What is needed:
Copy, exactly and only, the lines from the one with "Output the LaTeX" up to and including the one with "(0,0) rectangle (20.38,14.4);", leaving pictures out.

Given information:
········

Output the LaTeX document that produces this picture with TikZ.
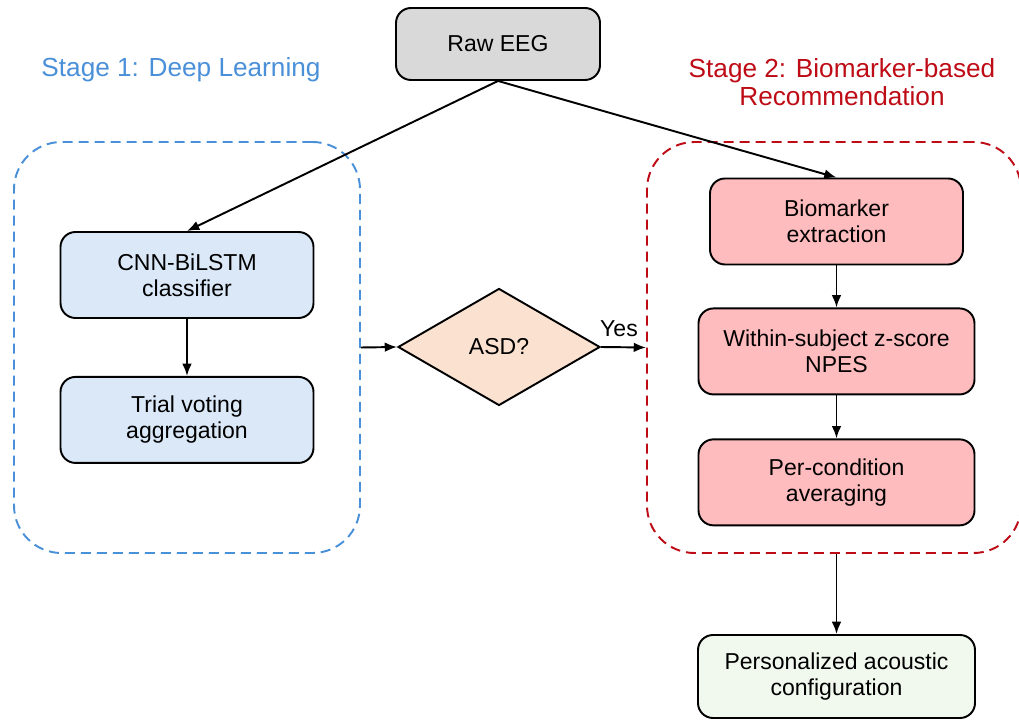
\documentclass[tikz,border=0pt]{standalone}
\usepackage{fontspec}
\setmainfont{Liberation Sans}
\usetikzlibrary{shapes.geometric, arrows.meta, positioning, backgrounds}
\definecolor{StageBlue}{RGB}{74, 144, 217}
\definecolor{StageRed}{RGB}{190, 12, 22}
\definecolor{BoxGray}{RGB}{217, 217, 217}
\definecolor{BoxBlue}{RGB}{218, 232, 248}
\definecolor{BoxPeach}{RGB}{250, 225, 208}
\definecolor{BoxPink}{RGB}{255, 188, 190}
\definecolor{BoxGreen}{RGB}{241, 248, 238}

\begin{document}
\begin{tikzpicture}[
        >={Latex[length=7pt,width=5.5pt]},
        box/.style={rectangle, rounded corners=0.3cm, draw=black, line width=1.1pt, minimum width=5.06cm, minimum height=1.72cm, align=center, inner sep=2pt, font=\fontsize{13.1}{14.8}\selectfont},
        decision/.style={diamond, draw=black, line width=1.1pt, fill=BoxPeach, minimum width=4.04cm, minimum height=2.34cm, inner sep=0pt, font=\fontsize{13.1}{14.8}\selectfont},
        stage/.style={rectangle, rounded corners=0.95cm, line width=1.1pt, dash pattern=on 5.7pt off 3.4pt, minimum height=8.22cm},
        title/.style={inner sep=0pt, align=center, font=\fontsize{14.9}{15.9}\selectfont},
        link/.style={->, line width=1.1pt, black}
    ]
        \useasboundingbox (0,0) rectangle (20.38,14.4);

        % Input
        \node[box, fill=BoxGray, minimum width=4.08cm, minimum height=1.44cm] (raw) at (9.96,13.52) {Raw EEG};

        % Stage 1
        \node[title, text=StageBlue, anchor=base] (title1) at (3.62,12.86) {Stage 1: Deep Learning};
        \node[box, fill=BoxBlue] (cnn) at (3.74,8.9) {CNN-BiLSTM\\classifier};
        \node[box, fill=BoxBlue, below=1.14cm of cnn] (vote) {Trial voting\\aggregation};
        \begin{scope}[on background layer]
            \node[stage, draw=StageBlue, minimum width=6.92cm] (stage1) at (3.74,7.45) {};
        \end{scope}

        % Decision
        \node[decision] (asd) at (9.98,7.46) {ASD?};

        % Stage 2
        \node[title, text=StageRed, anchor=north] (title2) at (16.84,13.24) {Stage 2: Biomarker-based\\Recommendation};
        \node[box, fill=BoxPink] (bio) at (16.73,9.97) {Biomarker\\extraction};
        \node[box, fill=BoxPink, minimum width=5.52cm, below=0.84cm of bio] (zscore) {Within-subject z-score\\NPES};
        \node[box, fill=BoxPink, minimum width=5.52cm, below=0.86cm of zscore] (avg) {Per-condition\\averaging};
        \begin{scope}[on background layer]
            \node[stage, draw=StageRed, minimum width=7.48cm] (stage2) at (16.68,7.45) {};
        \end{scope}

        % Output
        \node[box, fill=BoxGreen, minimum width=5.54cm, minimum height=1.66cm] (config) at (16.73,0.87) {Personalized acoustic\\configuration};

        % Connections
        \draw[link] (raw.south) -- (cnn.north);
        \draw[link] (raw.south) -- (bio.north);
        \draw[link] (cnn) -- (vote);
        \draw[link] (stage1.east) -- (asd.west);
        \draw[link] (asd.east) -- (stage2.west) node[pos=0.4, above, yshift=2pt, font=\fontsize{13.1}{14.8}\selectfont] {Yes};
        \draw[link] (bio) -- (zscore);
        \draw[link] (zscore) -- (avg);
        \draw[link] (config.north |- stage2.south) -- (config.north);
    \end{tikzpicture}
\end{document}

········

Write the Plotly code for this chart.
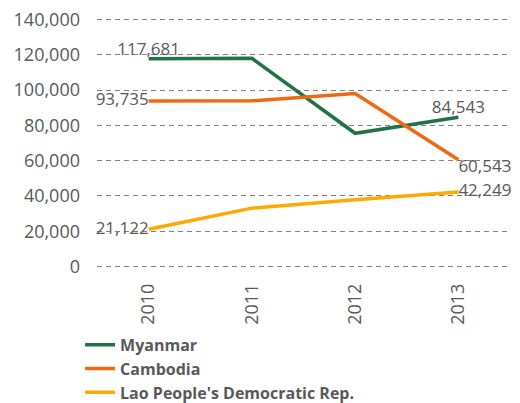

········

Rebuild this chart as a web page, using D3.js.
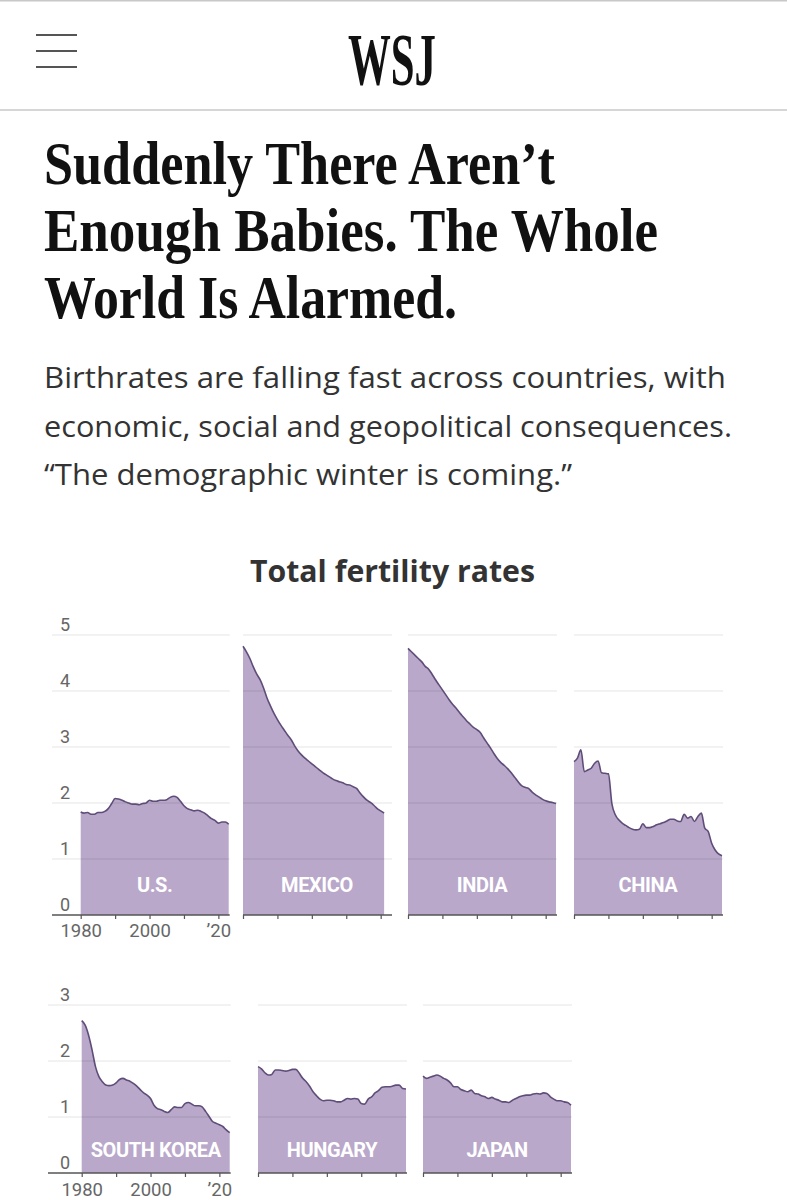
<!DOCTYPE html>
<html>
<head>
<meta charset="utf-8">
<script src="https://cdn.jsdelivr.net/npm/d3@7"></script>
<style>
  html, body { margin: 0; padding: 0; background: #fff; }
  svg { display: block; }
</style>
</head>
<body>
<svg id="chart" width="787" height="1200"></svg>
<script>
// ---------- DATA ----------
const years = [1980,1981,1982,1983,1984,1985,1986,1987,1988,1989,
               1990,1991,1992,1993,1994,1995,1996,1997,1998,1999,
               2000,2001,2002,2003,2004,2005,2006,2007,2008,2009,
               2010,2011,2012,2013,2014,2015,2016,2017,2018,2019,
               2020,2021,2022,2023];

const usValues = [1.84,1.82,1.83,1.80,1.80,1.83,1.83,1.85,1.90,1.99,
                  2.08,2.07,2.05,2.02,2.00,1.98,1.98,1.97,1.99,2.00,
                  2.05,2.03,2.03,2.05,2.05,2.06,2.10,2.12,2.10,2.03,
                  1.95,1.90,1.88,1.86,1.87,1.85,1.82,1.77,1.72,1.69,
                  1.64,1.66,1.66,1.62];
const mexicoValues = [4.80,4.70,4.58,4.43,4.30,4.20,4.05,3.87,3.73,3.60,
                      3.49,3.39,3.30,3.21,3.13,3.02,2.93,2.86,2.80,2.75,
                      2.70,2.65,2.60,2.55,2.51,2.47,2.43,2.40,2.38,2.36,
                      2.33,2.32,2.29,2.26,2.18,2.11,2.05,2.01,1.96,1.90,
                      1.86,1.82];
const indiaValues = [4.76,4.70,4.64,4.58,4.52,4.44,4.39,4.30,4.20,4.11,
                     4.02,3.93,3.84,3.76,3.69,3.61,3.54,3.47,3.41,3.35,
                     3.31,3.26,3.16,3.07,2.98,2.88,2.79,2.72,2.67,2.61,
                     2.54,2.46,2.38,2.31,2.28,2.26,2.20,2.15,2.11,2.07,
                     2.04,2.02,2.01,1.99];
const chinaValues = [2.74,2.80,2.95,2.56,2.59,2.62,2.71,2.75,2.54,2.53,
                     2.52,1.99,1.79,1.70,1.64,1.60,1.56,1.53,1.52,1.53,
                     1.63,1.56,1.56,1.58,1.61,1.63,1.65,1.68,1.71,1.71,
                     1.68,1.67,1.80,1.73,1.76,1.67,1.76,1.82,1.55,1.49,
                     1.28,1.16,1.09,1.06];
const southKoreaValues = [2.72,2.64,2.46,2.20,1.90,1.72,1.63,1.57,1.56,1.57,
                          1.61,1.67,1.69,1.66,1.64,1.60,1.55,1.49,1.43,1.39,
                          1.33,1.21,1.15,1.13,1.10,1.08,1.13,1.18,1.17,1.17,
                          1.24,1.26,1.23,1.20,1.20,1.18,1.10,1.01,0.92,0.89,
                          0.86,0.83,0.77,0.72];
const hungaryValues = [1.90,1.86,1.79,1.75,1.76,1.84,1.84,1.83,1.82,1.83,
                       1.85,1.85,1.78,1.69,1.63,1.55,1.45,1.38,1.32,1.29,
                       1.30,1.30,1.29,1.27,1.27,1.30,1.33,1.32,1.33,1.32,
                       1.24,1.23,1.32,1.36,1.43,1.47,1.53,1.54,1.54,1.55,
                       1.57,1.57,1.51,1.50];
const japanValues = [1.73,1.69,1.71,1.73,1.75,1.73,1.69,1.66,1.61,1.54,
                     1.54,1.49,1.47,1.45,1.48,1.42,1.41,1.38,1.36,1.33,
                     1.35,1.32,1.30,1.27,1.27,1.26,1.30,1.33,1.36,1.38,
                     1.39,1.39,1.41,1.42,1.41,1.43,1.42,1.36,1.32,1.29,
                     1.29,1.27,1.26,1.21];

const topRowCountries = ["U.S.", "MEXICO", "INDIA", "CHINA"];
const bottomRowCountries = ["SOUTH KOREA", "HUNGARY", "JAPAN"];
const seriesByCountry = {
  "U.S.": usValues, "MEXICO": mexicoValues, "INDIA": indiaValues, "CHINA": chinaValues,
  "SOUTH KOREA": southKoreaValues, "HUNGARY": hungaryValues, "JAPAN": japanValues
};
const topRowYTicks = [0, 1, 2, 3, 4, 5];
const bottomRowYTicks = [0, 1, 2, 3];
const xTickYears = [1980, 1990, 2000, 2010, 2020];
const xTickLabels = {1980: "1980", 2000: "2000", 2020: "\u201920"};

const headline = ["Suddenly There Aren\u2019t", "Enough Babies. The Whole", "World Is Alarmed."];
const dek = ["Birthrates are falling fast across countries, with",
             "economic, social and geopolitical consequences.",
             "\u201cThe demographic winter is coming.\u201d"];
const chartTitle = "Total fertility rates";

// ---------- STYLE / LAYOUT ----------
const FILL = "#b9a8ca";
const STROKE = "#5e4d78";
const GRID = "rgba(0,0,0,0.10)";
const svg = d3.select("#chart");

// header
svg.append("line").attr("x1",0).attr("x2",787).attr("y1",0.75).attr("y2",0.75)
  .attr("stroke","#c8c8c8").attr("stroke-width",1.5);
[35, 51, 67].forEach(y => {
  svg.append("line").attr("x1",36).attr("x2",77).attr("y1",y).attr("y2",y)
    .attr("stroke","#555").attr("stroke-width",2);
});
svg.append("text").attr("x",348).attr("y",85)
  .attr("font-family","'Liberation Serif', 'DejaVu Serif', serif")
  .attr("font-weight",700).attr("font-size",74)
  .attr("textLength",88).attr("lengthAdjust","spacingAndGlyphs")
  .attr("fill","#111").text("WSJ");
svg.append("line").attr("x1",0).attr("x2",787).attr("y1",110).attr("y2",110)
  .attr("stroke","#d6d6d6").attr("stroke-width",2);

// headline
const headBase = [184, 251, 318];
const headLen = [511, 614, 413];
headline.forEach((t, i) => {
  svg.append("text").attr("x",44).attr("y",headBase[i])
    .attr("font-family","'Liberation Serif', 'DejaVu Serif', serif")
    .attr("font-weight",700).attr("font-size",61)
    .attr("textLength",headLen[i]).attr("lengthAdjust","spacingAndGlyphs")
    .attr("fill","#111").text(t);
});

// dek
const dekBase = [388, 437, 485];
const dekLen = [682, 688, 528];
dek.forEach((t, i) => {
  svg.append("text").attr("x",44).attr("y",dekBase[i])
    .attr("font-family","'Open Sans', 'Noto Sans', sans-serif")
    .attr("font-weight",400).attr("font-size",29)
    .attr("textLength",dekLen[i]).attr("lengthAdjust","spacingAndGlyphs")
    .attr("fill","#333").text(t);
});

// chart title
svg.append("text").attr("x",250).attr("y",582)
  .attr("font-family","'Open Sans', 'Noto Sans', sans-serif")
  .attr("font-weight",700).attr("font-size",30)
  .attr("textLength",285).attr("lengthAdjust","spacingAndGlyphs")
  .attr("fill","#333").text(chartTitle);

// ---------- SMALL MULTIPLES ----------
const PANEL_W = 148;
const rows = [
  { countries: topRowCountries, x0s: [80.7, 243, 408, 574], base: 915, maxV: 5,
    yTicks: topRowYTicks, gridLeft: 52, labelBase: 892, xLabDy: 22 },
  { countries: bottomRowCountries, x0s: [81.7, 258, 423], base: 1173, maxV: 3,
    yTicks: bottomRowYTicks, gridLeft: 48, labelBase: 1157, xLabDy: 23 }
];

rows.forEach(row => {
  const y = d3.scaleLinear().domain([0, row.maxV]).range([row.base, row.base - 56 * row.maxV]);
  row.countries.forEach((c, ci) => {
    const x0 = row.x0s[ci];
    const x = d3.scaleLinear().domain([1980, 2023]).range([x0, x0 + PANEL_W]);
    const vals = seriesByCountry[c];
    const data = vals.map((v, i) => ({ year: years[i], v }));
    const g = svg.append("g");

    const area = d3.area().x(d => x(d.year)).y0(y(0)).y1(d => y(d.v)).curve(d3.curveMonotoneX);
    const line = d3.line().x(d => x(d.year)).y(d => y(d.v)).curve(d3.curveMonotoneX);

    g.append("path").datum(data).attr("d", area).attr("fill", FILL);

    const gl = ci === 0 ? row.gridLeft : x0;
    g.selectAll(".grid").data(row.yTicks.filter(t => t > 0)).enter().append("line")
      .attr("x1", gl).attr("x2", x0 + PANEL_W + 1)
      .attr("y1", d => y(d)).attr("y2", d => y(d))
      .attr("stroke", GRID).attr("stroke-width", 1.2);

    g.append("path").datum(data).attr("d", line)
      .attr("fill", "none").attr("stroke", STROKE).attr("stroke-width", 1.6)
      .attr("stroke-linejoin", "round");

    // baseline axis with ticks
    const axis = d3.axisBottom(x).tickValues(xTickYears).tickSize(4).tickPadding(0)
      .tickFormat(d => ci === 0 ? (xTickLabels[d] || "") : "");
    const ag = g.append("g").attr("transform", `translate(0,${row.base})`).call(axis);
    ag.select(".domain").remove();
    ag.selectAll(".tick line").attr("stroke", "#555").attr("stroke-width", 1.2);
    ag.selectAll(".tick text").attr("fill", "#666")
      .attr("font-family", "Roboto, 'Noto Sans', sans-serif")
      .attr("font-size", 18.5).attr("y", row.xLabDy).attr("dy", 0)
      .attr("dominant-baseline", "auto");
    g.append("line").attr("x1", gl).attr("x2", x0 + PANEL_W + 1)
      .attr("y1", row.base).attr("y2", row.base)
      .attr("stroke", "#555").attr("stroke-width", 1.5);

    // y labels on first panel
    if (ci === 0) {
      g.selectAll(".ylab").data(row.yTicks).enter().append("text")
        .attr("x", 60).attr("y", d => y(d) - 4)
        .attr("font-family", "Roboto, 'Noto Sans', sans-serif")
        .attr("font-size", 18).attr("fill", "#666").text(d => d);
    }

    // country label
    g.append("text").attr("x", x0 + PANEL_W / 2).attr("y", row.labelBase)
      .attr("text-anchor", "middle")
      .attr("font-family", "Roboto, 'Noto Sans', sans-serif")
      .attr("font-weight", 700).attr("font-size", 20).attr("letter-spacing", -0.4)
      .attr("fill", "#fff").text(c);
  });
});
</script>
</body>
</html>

········

Completed task:
Output the LaTeX document that produces this picture with TikZ.
\documentclass[tikz,border=0pt]{standalone}
\usepackage{fontspec}
\setmainfont{Liberation Sans}
\usetikzlibrary{shapes.geometric, arrows.meta, positioning, backgrounds}
\definecolor{StageBlue}{RGB}{74, 144, 217}
\definecolor{StageRed}{RGB}{190, 12, 22}
\definecolor{BoxGray}{RGB}{217, 217, 217}
\definecolor{BoxBlue}{RGB}{218, 232, 248}
\definecolor{BoxPeach}{RGB}{250, 225, 208}
\definecolor{BoxPink}{RGB}{255, 188, 190}
\definecolor{BoxGreen}{RGB}{241, 248, 238}

\begin{document}
\begin{tikzpicture}[
        >={Latex[length=7pt,width=5.5pt]},
        box/.style={rectangle, rounded corners=0.3cm, draw=black, line width=1.1pt, minimum width=5.06cm, minimum height=1.72cm, align=center, inner sep=2pt, font=\fontsize{13.1}{14.8}\selectfont},
        decision/.style={diamond, draw=black, line width=1.1pt, fill=BoxPeach, minimum width=4.04cm, minimum height=2.34cm, inner sep=0pt, font=\fontsize{13.1}{14.8}\selectfont},
        stage/.style={rectangle, rounded corners=0.95cm, line width=1.1pt, dash pattern=on 5.7pt off 3.4pt, minimum height=8.22cm},
        title/.style={inner sep=0pt, align=center, font=\fontsize{14.9}{15.9}\selectfont},
        link/.style={->, line width=1.1pt, black}
    ]
        \useasboundingbox (0,0) rectangle (20.38,14.4);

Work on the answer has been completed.